By the computer again. Out of the shower a while ago. Out of bed just before that. With my first cup of coffee slowly disappearing, with a small breakfast already broken down, with a walk just around the corner, and a refreshingly ascetic lunch awaiting just after that. Fried eggs, that's all I want; that's all I need.
I woke up feeling tired. A little heavy. A little sniffle. A little like I might be getting a cold, but fortunately it's a free day, I've rested and feel better, and now I write.
At work today, with a verse to make, then go searching grapes, make a wine and dine, see you down the line, when we're fine in mind, in these timeless times, where no crime is crime, where we do our dues, and refuse to lose, and the usual cruise, cause if you are you, then you're good and good, is misunderstood, as having more than you, need to lead your life, so we kill the earth, there's a sequel right? I've been meaning to, ask you what you do, when you want to prove, that you're not just you. But greater.
Woke up with a headache today, but let's see if I can salvage this one yet... the reason I I got this is probably a few nights now with all too much lateness. Had a jam deadline at midnight yesterday in particular, and stayed awake a bit after sorting things out and watching the end of Doom Annihilation (not the best movie).

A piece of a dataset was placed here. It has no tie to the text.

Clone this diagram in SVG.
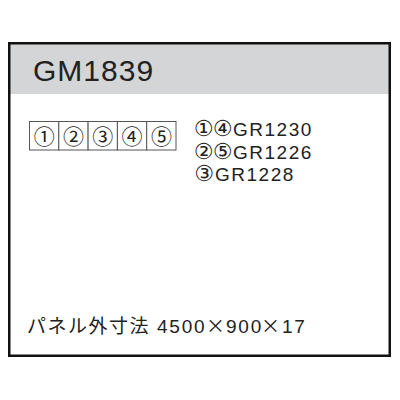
<svg xmlns="http://www.w3.org/2000/svg" width="400" height="400" viewBox="0 0 400 400">
<style>
.t{font-family:"Liberation Sans","Noto Sans CJK JP",sans-serif;fill:#222}
.j{font-family:"Noto Sans CJK JP",sans-serif}
.d{font-family:"DejaVu Sans",sans-serif;font-size:22px;text-anchor:middle}
.c{font-family:"Noto Sans CJK JP",sans-serif;fill:#222;font-size:21px;text-anchor:middle}
.cell{fill:#fff;stroke:#555;stroke-width:1}
</style>
<rect width="400" height="400" fill="#fff"/>
<g id="frame">
<rect x="9.5" y="44" width="379.5" height="50" fill="#d4d5d7"/>
<rect x="9.25" y="43.25" width="380.5" height="312.5" fill="none" stroke="#111" stroke-width="2.5"/>
</g>
<g id="title"><text class="t" x="33" y="81" font-size="30" letter-spacing="1">GM1839</text></g>
<g id="cells">
<rect class="cell" x="29.5" y="121.5" width="29.3" height="28.5"/>
<rect class="cell" x="58.8" y="121.5" width="29.3" height="28.5"/>
<rect class="cell" x="88.1" y="121.5" width="29.3" height="28.5"/>
<rect class="cell" x="117.4" y="121.5" width="29.3" height="28.5"/>
<rect class="cell" x="146.7" y="121.5" width="29.3" height="28.5"/>
<text class="c" x="44.2" y="144">①</text>
<text class="c" x="73.5" y="144">②</text>
<text class="c" x="102.8" y="144">③</text>
<text class="c" x="132.1" y="144">④</text>
<text class="c" x="161.4" y="144">⑤</text>
</g>
<g id="legend">
<text class="t" y="135.5" font-size="19"><tspan class="d" x="203.5">①</tspan><tspan class="d" x="222.5">④</tspan><tspan x="233" letter-spacing="1.5">GR1230</tspan></text>
<text class="t" y="158.5" font-size="19"><tspan class="d" x="203.5">②</tspan><tspan class="d" x="222.5">⑤</tspan><tspan x="233" letter-spacing="1.5">GR1226</tspan></text>
<text class="t" y="181" font-size="19"><tspan class="d" x="204">③</tspan><tspan x="215" letter-spacing="1.5">GR1228</tspan></text>
</g>
<g id="size"><text class="t" y="332.5" font-size="19"><tspan class="j" x="27" letter-spacing="1.5">パネル外寸法</tspan><tspan x="157" letter-spacing="1.8">4500</tspan><tspan class="j" x="206">×</tspan><tspan x="226" letter-spacing="1.8">900</tspan><tspan class="j" x="261">×</tspan><tspan x="282" letter-spacing="1.8">17</tspan></text></g>
</svg>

A bit interesting how this month actually ends at the end of a week btw. Feels like I've the pressure of making the most of not just the week but the whole month at the same time.
Last day of the month now!
Again I question the use of adding in these random time-related taglines to these bits of writing, as if that was all I was really all about, more about deadlines than living for the moment, on the winds of whim and all. You get indoctrinated by life though you know? Trapped inside this system we call society.
Then again I do like the numbers, and the cool (or not so cool, split impression here) thing about this 28th is that it's both the last day of the month and the last day of the week all at once.
Felt like I reaaaally had to make the most of it! And I did. Sort of. Finished a game for a jam just before it was due, and it turned out good.
Must say I am pretty pleased with myself. Good day. Good week. Good month... after all.